= Abdul Hakim Al-Shammari =

Bahraini businessman and politician

Abdul Hakim Ibrahim Muhammad Al-Shammari (عبد الحكيم إبراهيم محمد الشمري, born in 1965) is a Bahraini businessman and politician.

==Biography==
Al-Shammari was born in Manama in 1965. He holds a Master of Business Administration, a diploma in political science from the Bahrain Institute for Political Development, a British qualified accountant, and a certificate in hotel management.

Al-Shammari went into the private sector, founding the Abdul Hakim Ibrahim Muhammad Al-Shammari Foundation and chairing the Board of Directors of the Al-Amal Commercial and Industrial Group and Al-Shammari Real Estate Group.

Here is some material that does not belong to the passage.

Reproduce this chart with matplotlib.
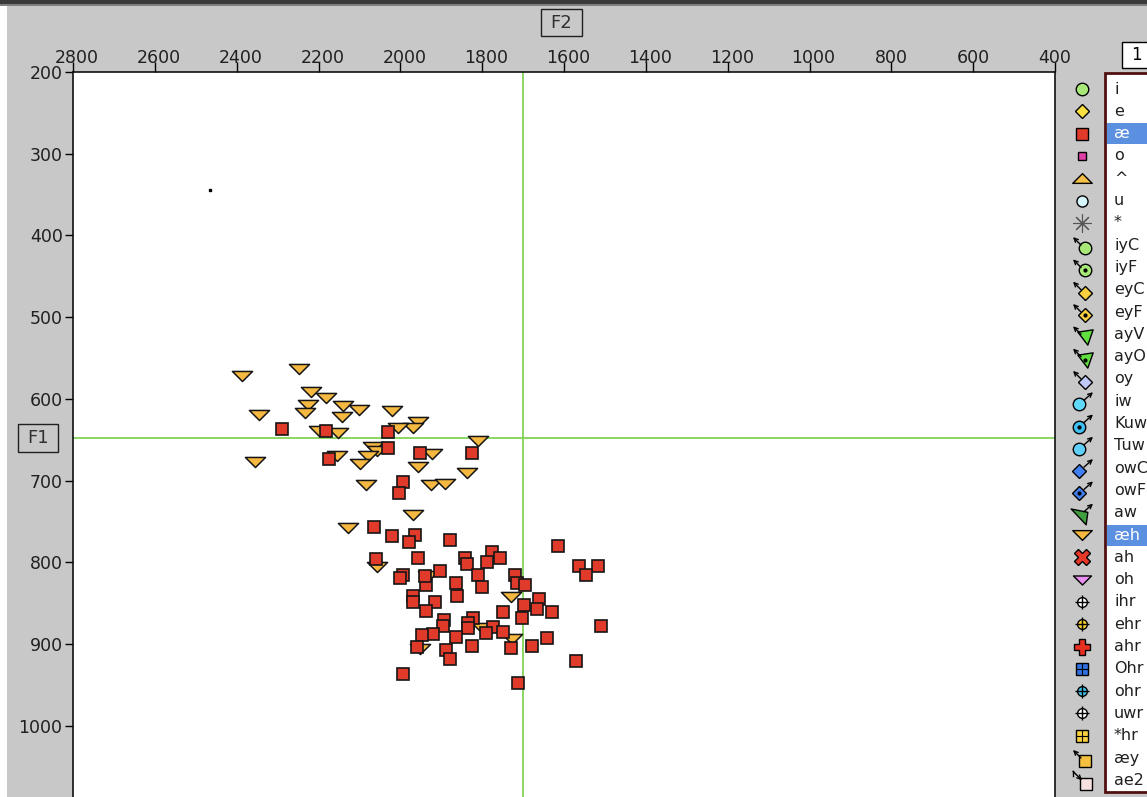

In the 2006 Bahraini general election, Al-Shammari lost a race for the Council of Representatives, specifically in the seventh constituency of the Capital Governorate. In that race, he won 1,414 votes (36.11%), 1,088 less than the winner, Abdul Aziz Abul, who was supported by Al-Wefaq and the National Democratic Action Society. In the 2011 Bahraini parliamentary by-elections, Al-Shammari won the seat with 1,121 votes (60.40%). Before the 2014 Bahraini general election, the Court of Cassation barred him from running in the fifth district of the Capital Governorate.